After a while, the lost horse returned and with another beautiful horse. The neighbor came over again and congratulated Sāi Wēng on his good fortune. But Sāi Wēng simply asked, “How could we know it is not a bad thing for me?”

One day, his son went out for a ride with the new horse. He was violently thrown from the horse and broke his leg. The neighbors once again expressed their condolences to Sāi Wēng, but Sāi Wēng simply said, “How could we know it is not a good thing for me?” One year later, the Emperor’s army arrived at the village to recruit all able-bodied men to fight in the war. Because of his injury, Sāi Wēng’s son could not go off to war, and was spared from certain death.

When I look at the experiences in my life in isolation they may appear black and white as either a good or a bad thing, but how many times have bad things led to things so much brighter than the good we were hoping for in the first place? The answer in my life is almost always. In my 2020 “Be on the Road” post I reflected on the last decade as I started 2020. In that post, you can see how the Lord’s purpose prevailed and His plans turned out so much greater and more fulfilling than my own plans ever could have! The point is that things don’t happen in isolation. Everything is connected in this life and you never know how one seemingly insignificant thing could affect everything.


Another thing I realized in the past year with so many plans not coming to fruition was the importance of still living your life. You have to find things that make you feel alive! A lot of things are made more difficult because of Covid, but you have to find alternative things to do. What you can’t do is wait and do things that make you feel alive later. You never know if later will come. For me, nature is always open. Climbing mountains and exploring is the outlet for my adventurous spirit. The last thing I want is to be retired finally ready to do the things I’ve always wanted just to find out I’m too old to learn a new sport, to climb that mountain, or to go skiing in the Alps. Life is best lived with some urgency. If you want to do something do it now because you never know if you’ll get another opportunity.

The current job training I’m at is very physically demanding and an injury could mean that you will be sent home or pushed back and stuck here in this training environment longer. To a lot of people that means taking it easy and not taking any risks. I can’t argue with that and I completely understand that choice, but just like the proverb with the Chinese farmer, you never know what will happen.
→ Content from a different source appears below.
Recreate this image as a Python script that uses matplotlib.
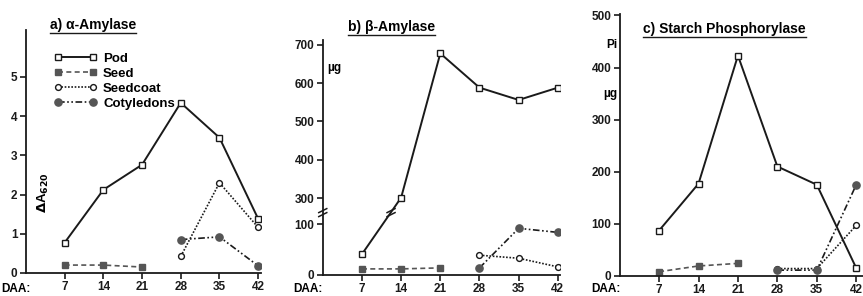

If I had stopped practicing jiu-jitsu, something that gives me immense joy, just because I was going to training soon I would have missed out on so much growth and improvement. The work training ended up getting delayed three times. If I had stopped jiu jitsu when I was supposed to start the first time I would have missed months of something I loved for nothing. Now, while I’m here training, I have an opportunity to explore parts of the country I’ve never seen before. I went skiing on an actual mountain for the first time in my life and it was amazing! I took fewer risks than I normally would have, but that still didn’t stop me from flying down the mountain with a giant grin on my face and falling a couple of times. If I didn’t do this now, I probably never would have the opportunity again. I have some big long-term Army things coming up in the future shortly after I finish work training here. If I had that timid conservative attitude about getting hurt it would be cumulatively two years before I would be able to do the things I want to do. To me, that’s not what life is for and it’s not living.

This upcoming year for me is about living life with urgency and enjoying every moment I can. Life moves fast and you never know how much time you really have. It’s also about embracing the “good” and the “bad” because you never truly know the impact those moments have in your life. The only thing I do know is that it is the Lord’s purpose that prevails!